Rep. Lauren Boebert tried to send a rhetorical shot across Disney’s bow this week, though she struggled a bit with the details. “Next year, the woke Disney lobbyists will ask Congress to extend Micky Mouse’s trademark,” the Colorado Republican wrote on Twitter. “I think not.”
Boebert misspelled the character’s name — it’s Mickey Mouse, not Micky Mouse — and Disney’s interest relates to copyrights, not trademarks, but details aside, the far-right congresswoman was referencing a looming political fight that’s likely to be quite contentious.
National Review, a leading conservative magazine, published this report yesterday.
Disney’s copyright on its signature Steamboat Willie Mickey Mouse — from the 1928 short film of the same name — is set to expire on January 1, 2024…. In the past, both the company and legislature have sprung into action to keep the depiction out of the public domain. This time, it might be more difficult to secure such an extension.
The article noted that in recent decades, Disney lobbyists have successfully secured a couple of copyrights extensions, including an 1998 effort that was so uncontroversial on Capitol Hill that it cleared both chambers of the Republican-led Congress on voice votes, and was signed into law by a Democratic president.

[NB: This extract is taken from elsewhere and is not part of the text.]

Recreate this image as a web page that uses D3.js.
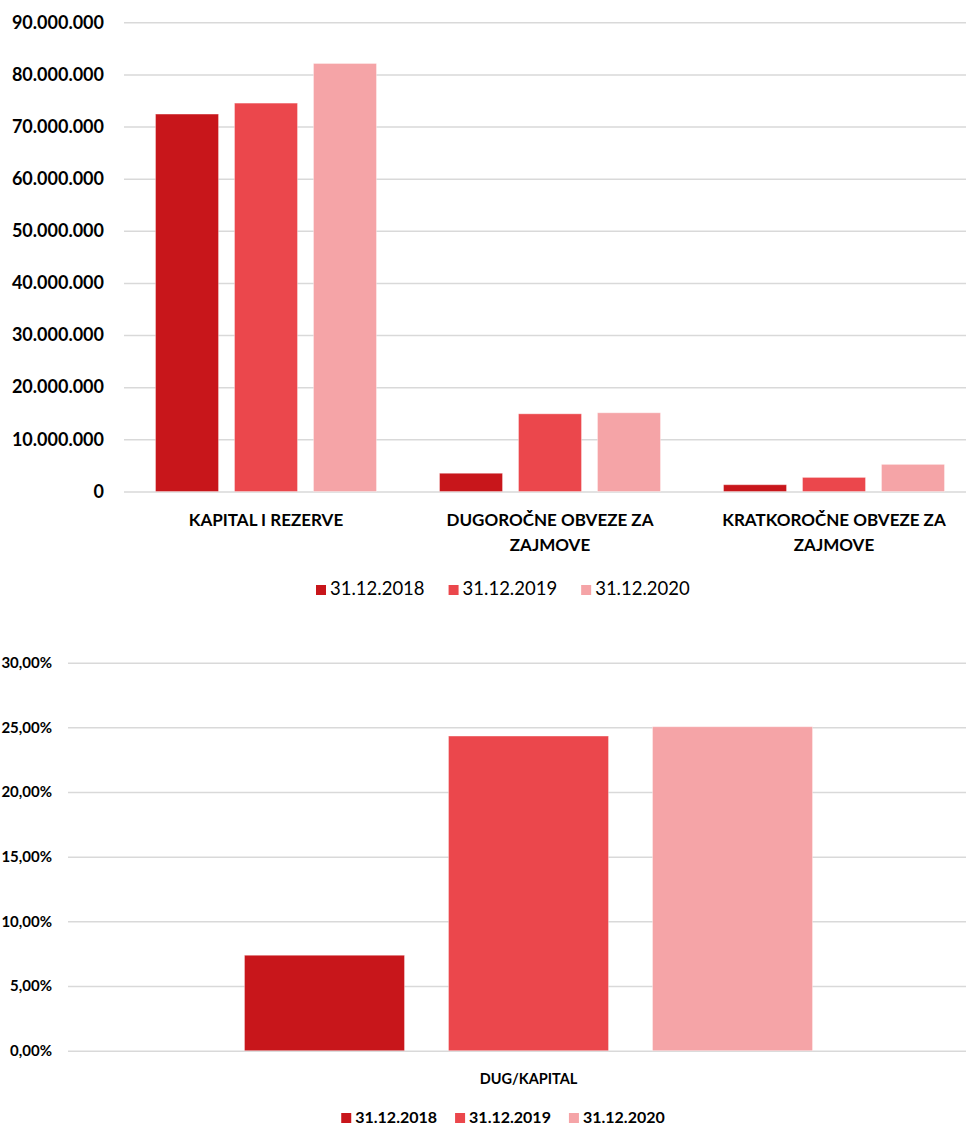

But, the report added, “There is little chance that a third extension will pass so smoothly, as several prominent Republicans, who will in all likelihood find themselves in the majority in both houses of Congress after the midterms, tell National Review that they would oppose such a measure.”
It is not because GOP lawmakers have suddenly discovered deeply held concerns over copyright extensions as they relate to intellectual property law. On the contrary, the resistance is the result of the Republicans’ culture war — and the degree to which they see Disney as an opponent in the larger social conflict.
Republican Rep. Jim Jordan of Ohio, for example, told National Review that Disney “seems to now have given in to the woke mob.”
There’s no great mystery as to how congressional conservatives have arrived at such a conclusion. Florida Republicans approved what some have dubbed the “Don’t Say Gay” policy, and Disney — a major force in the Sunshine State — eventually criticized the GOP’s anti-LGBTQ measure.
As MSNBC colleague Ja’han Jones explained, Florida Republicans and their allies wasted no time making plans to retaliate against the company for daring to say something uncomplimentary. In fact, as GOP Gov. Ron DeSantis said the company’s criticism “crossed the line,” Republican policymakers in the state announced plans to re-evaluate Disney’s special corporate benefits in Florida.
Now, evidently, such attitudes have spread from Tallahassee to Washington, D.C. Even Republican Sen. Marco Rubio of Florida — who’d be ordinarily expected to side with one of his home state’s biggest companies — condemned Disney’s leadership for engaging in “radical activism.”
To the extent that reality matters, that’s not what Disney did. The so-called “Don’t Say Gay” law is a regressive policy that’s tough to defend on the merits. As Slate’s Mark Joseph Stern explained as the measure worked its way through the GOP-led state legislature, the proposal “uses intentionally vague language to outlaw a huge amount of speech about LGBTQ people, families, and issues — not just sex — in every grade. And it relies upon a vigilante enforcement mechanism to chill an even broader amount of speech by subjecting violators to humiliating investigations and ruinous lawsuits.”
If anyone is guilty of “radical activism,” it’s the measure’s proponents, not its critics.
But for Republicans, Disney has an obligation not to criticize anything the GOP does — and because the corporate giant fell out of line, it must now be punished.